The advancements in sensor and data acquisition technologies present profound opportunities to collect various types of data from systems. The collected data then can be used to optimally manage and control the systems. To construct intelligent systems, our laboratory conducts research about the following areas:

**Real-time data collection/processing framework**

To efficiently deal with a large volume of streaming data, raw sensor data should be collected and processed effectively in real time. We are investigating ways to organize data in a structured format, to design and extract features that are relevant to characterizing a target system, and to efficiently manage the data and the analytics model constructed using the collected data.

As an example, Figure bellow shows the procedure of collecting sensor monitoring data from a manufacturing milling machine and constructing analytics model from the data.

**Real-time adaptive learning algorithms for distributed (networked) systems**

To efficiently extract knowledge from data, Our lab explores the theoretical and practical aspects of machine learning algorithms, particularly ones designed for modeling a large-scale, networked systems. A majority of engineering systems are often composed of subsystems that are interacting each other to achieve global objectives. Their interaction pattern changes depending on environmental contexts. Thus, to effectively characterize such networked systems under various contexts, we study how to (1) model/extract the interaction patterns (i.e., causal relationships) among the subsystems, (2) incorporate the contextual information into the data-driven model.

Our laboratory mainly employs non-parametric Bayesian methods (i.e., Gaussian process and Dirichlet process) to model the behavior of complex target systems. Although the powerful representability and flexibility, such method generally suffer from high computational requirements. To resolve this, our lab explores various approximate methods to increase the computational efficiency of such method. The figure below summarizes our approaches to reducing the computational burden in constructing Gaussian process regression models.

**Decision-making strategies under uncertainty**

Most engineering systems continuously interact with a stochastic environment. The behavior of such systems in uncertain environments can be learned from the data, and the enhanced understanding can be exploited to make optimum decisions regarding the maintenance and operation of the systems. Our lab explores various sequential decision-making procedures (such as bandit problems, Bayesian Optimization, Markov decision process, Reinforcement Learning) in which learning about the target systems and optimizing the system response occur simultaneously. We focus on the conceptualization and the implementation of these algorithms to control target systems that interact with stochastic environments.

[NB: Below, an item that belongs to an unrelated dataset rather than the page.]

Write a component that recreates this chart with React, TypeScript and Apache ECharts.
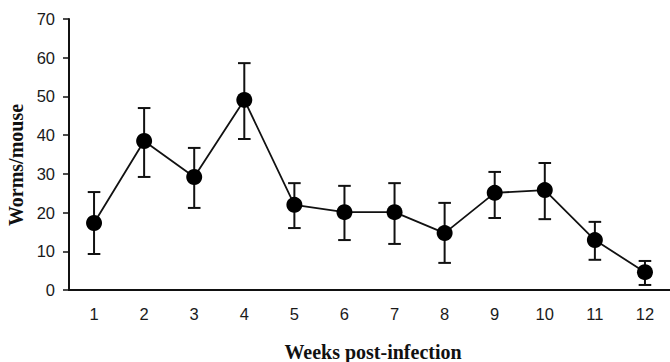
import React, { useEffect, useRef } from "react";
import * as echarts from "echarts";

const weeks = ["1", "2", "3", "4", "5", "6", "7", "8", "9", "10", "11", "12"];
const meanWorms = [17.3, 38.5, 29.2, 49.1, 22.0, 20.1, 20.1, 14.7, 25.1, 25.8, 12.9, 4.6];
const upperWorms = [25.3, 47.0, 36.7, 58.6, 27.6, 26.9, 27.6, 22.5, 30.5, 32.8, 17.6, 7.5];
const lowerWorms = [9.3, 29.2, 21.2, 39.0, 16.0, 12.9, 11.9, 7.0, 18.6, 18.3, 7.8, 1.3];
const yTicks = [0, 10, 20, 30, 40, 50, 60, 70];

const SANS = "'Liberation Sans', Arial, sans-serif";

export default function App() {
  const ref = useRef<HTMLDivElement>(null);

  useEffect(() => {
    if (!ref.current) return;
    const chart = echarts.init(ref.current, null, { renderer: "svg" });
    const errData = weeks.map((_, i) => [i, lowerWorms[i], upperWorms[i]]);
    chart.setOption({
      animation: false,
      backgroundColor: "#ffffff",
      grid: { left: 69, right: -8.6, top: 19, bottom: 72, containLabel: false },
      xAxis: {
        type: "category",
        data: weeks,
        boundaryGap: true,
        axisLine: { show: true, onZero: false, lineStyle: { color: "#111", width: 2 } },
        axisTick: { show: false },
        axisLabel: {
          color: "#1a1a1a",
          fontSize: 16.5,
          fontFamily: SANS,
          margin: 15,
        },
        splitLine: { show: false },
      },
      yAxis: {
        type: "value",
        min: yTicks[0],
        max: yTicks[yTicks.length - 1],
        interval: 10,
        axisLine: { show: true, lineStyle: { color: "#111", width: 2 } },
        axisTick: { show: true, inside: false, length: 6, lineStyle: { color: "#111", width: 1.5 } },
        axisLabel: {
          color: "#1a1a1a",
          fontSize: 16.5,
          fontFamily: SANS,
          margin: 14,
        },
        splitLine: { show: false },
      },
      graphic: [
        {
          type: "text",
          x: 373,
          y: 352,
          style: {
            text: "Weeks post-infection",
            font: "bold 20px 'Liberation Serif', 'Times New Roman', serif",
            fill: "#111",
            align: "center",
            verticalAlign: "middle",
          },
        },
        {
          type: "text",
          x: 16,
          y: 165,
          rotation: Math.PI / 2,
          style: {
            text: "Worms/mouse",
            font: "bold 20px 'Liberation Serif', 'Times New Roman', serif",
            fill: "#111",
            align: "center",
            verticalAlign: "middle",
          },
        },
      ],
      series: [
        {
          type: "custom",
          z: 1,
          data: errData,
          encode: { x: 0, y: [1, 2] },
          renderItem: (params: any, api: any) => {
            const idx = api.value(0);
            const lo = api.coord([idx, api.value(1)]);
            const hi = api.coord([idx, api.value(2)]);
            const hw = 6.3;
            const style = { stroke: "#111", lineWidth: 2 };
            return {
              type: "group",
              children: [
                { type: "line", shape: { x1: lo[0], y1: lo[1], x2: hi[0], y2: hi[1] }, style },
                { type: "line", shape: { x1: hi[0] - hw, y1: hi[1], x2: hi[0] + hw, y2: hi[1] }, style },
                { type: "line", shape: { x1: lo[0] - hw, y1: lo[1], x2: lo[0] + hw, y2: lo[1] }, style },
              ],
            };
          },
        },
        {
          type: "line",
          z: 3,
          data: meanWorms,
          symbol: "circle",
          symbolSize: 16,
          itemStyle: { color: "#000" },
          lineStyle: { color: "#111", width: 1.8 },
        },
      ],
    });
    return () => chart.dispose();
  }, []);

  return (
    <div
      ref={ref}
      style={{ position: "fixed", left: 0, top: 0, width: 670, height: 362, background: "#fff" }}
    />
  );
}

Figure below, as an example, shows the concept of Bayesian Ascent algorithm developed by incorporating into the Bayesian Optimization (BO) framework a strategy that regulates the search domain, as used in the trust region method. BA is composed of two iterative phases, namely learning and optimization phases. In the learning phase, the BA algorithm approximates the target function using Gaussian Process (GP) regression to fit the measured input and output of the target system. In the optimization phase, the BA algorithm determines the next sampling point to learn more about the target function (exploration) as well as to improve the target value (exploitation). A sampling strategy (in the optimization phase) is proposed such that the target value improves monotonically by gradually changing the input for a target system. Specifically, the input is selected within a trust region as one that achieves the largest expected improvement in the target value. Depending on the improvement of a target value, the size of the trust region is adaptively adjusted to expedite the convergence rate to reach optimum.